Repeat the lines of the data that follow, please, starting at the first and stopping after the one with "100, 49, 23];".

GIVEN MATERIAL ▸

######

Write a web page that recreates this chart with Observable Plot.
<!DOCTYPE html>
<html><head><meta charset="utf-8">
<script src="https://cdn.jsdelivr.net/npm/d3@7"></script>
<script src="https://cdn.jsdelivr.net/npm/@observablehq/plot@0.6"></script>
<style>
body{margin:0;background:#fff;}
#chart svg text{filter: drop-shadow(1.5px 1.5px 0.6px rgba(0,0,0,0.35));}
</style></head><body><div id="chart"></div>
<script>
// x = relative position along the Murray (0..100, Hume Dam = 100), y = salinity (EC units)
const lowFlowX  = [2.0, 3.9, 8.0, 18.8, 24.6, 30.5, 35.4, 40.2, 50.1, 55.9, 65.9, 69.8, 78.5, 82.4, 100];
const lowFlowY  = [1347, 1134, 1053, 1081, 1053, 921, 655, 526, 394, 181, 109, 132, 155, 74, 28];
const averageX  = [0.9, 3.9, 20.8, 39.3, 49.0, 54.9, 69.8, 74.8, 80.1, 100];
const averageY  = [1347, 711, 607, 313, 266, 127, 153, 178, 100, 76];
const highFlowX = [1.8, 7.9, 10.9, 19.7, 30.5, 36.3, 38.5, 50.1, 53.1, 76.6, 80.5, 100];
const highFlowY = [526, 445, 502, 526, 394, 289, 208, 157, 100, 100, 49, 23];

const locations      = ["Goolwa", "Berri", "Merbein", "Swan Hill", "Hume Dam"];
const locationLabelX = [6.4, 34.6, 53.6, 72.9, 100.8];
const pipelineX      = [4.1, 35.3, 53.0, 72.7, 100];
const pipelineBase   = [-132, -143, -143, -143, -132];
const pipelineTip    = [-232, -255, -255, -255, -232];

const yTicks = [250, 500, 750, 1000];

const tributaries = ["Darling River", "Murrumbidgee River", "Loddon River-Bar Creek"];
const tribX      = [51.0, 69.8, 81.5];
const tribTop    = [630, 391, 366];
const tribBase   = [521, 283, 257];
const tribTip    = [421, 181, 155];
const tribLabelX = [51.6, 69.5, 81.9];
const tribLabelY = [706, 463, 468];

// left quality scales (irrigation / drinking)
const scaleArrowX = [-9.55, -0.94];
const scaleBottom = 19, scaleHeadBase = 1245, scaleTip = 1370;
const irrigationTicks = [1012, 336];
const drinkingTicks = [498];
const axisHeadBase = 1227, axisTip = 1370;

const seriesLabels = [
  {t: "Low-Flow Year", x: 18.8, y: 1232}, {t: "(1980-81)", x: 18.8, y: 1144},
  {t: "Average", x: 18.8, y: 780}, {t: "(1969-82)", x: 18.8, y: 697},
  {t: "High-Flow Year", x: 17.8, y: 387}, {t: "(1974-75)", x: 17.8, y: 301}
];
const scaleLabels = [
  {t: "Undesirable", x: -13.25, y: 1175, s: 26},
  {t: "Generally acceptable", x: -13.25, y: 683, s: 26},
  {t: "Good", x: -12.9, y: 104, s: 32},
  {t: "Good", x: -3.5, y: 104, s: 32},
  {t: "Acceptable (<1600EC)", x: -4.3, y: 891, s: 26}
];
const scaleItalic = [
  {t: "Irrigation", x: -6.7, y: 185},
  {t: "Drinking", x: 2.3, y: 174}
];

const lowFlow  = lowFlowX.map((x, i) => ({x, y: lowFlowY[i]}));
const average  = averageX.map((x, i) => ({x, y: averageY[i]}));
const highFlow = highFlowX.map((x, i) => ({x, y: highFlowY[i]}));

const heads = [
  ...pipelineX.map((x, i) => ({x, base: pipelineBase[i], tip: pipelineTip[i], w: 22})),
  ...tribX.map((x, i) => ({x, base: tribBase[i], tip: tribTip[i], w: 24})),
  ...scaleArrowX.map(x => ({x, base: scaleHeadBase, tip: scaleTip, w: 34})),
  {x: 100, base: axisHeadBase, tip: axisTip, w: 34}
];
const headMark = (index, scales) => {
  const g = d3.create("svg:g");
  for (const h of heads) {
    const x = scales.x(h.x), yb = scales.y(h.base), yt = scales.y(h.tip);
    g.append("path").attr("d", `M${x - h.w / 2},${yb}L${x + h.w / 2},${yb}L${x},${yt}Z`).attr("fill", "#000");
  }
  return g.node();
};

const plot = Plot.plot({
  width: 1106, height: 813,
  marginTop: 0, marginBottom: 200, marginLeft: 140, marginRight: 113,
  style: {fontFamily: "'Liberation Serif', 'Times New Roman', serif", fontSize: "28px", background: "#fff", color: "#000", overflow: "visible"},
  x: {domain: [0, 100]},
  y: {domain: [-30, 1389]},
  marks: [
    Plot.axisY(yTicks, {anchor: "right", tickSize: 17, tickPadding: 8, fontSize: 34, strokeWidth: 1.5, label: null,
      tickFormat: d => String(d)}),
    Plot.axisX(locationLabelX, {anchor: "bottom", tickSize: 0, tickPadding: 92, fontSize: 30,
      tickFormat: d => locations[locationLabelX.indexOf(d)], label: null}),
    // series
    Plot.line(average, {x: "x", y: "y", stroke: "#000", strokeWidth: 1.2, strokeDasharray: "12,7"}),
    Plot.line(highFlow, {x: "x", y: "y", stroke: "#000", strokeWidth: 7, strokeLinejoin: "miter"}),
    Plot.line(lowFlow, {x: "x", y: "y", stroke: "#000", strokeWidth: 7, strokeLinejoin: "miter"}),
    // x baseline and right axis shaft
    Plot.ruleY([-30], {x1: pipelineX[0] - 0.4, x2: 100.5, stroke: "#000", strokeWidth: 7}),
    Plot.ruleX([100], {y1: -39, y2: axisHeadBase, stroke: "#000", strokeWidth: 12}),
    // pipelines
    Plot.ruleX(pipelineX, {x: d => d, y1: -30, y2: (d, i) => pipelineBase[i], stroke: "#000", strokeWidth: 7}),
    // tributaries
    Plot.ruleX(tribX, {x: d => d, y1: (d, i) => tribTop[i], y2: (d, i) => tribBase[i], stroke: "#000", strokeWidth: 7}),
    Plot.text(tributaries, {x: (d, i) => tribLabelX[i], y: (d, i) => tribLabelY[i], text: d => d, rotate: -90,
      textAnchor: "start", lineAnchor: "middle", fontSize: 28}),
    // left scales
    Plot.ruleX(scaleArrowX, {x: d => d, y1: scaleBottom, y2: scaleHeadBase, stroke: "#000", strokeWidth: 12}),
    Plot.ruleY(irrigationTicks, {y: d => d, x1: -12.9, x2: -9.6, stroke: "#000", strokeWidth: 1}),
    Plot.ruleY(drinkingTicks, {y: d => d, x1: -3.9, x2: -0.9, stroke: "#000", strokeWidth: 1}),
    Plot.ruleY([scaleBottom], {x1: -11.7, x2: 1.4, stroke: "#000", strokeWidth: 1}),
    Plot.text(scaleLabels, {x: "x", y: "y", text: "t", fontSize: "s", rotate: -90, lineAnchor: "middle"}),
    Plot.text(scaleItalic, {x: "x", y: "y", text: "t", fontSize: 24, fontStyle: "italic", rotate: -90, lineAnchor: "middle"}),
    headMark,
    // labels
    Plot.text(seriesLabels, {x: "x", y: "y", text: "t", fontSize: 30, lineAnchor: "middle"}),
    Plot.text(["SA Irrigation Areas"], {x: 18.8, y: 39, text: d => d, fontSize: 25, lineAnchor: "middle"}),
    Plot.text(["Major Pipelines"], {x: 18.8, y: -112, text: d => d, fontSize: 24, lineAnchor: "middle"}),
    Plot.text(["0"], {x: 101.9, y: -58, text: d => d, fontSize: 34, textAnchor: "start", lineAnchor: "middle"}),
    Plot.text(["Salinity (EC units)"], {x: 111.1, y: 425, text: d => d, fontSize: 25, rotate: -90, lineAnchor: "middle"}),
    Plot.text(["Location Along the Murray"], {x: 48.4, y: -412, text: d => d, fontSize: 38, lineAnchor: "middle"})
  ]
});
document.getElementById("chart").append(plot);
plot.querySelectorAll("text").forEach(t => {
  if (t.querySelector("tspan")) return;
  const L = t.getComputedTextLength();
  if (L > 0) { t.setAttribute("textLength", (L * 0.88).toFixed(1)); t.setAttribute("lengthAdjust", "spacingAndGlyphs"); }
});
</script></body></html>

######

THE ANSWER ▸
Write a web page that recreates this chart with Observable Plot.
<!DOCTYPE html>
<html><head><meta charset="utf-8">
<script src="https://cdn.jsdelivr.net/npm/d3@7"></script>
<script src="https://cdn.jsdelivr.net/npm/@observablehq/plot@0.6"></script>
<style>
body{margin:0;background:#fff;}
#chart svg text{filter: drop-shadow(1.5px 1.5px 0.6px rgba(0,0,0,0.35));}
</style></head><body><div id="chart"></div>
<script>
// x = relative position along the Murray (0..100, Hume Dam = 100), y = salinity (EC units)
const lowFlowX  = [2.0, 3.9, 8.0, 18.8, 24.6, 30.5, 35.4, 40.2, 50.1, 55.9, 65.9, 69.8, 78.5, 82.4, 100];
const lowFlowY  = [1347, 1134, 1053, 1081, 1053, 921, 655, 526, 394, 181, 109, 132, 155, 74, 28];
const averageX  = [0.9, 3.9, 20.8, 39.3, 49.0, 54.9, 69.8, 74.8, 80.1, 100];
const averageY  = [1347, 711, 607, 313, 266, 127, 153, 178, 100, 76];
const highFlowX = [1.8, 7.9, 10.9, 19.7, 30.5, 36.3, 38.5, 50.1, 53.1, 76.6, 80.5, 100];
const highFlowY = [526, 445, 502, 526, 394, 289, 208, 157, 100, 100, 49, 23];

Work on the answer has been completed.